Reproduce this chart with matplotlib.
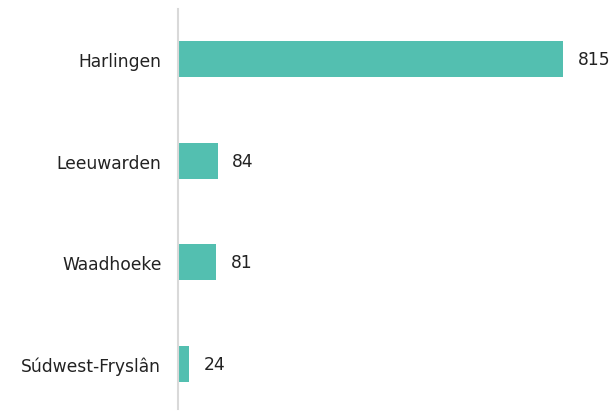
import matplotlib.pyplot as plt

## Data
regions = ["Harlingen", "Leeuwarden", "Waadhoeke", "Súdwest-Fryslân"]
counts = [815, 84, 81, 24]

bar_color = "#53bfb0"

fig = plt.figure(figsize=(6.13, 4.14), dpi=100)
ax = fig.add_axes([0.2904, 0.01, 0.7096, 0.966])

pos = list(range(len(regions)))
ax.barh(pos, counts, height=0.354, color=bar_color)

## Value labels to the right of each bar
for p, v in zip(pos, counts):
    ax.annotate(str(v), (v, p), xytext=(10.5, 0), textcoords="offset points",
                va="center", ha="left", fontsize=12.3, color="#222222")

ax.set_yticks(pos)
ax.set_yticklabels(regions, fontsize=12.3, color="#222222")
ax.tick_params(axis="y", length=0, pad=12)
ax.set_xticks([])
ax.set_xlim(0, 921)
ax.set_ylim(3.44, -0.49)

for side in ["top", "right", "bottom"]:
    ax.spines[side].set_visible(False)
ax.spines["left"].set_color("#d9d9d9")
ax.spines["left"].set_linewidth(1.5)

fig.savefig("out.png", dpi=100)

=-=-=

## Work instructions
Every line is to be duplicated exactly, though pictures stay out.

## Task solution
Reproduce this chart with matplotlib.
import matplotlib.pyplot as plt

## Data
regions = ["Harlingen", "Leeuwarden", "Waadhoeke", "Súdwest-Fryslân"]
counts = [815, 84, 81, 24]

bar_color = "#53bfb0"

fig = plt.figure(figsize=(6.13, 4.14), dpi=100)
ax = fig.add_axes([0.2904, 0.01, 0.7096, 0.966])

pos = list(range(len(regions)))
ax.barh(pos, counts, height=0.354, color=bar_color)

## Value labels to the right of each bar
for p, v in zip(pos, counts):
    ax.annotate(str(v), (v, p), xytext=(10.5, 0), textcoords="offset points",
                va="center", ha="left", fontsize=12.3, color="#222222")

ax.set_yticks(pos)
ax.set_yticklabels(regions, fontsize=12.3, color="#222222")
ax.tick_params(axis="y", length=0, pad=12)
ax.set_xticks([])
ax.set_xlim(0, 921)
ax.set_ylim(3.44, -0.49)

for side in ["top", "right", "bottom"]:
    ax.spines[side].set_visible(False)
ax.spines["left"].set_color("#d9d9d9")
ax.spines["left"].set_linewidth(1.5)

fig.savefig("out.png", dpi=100)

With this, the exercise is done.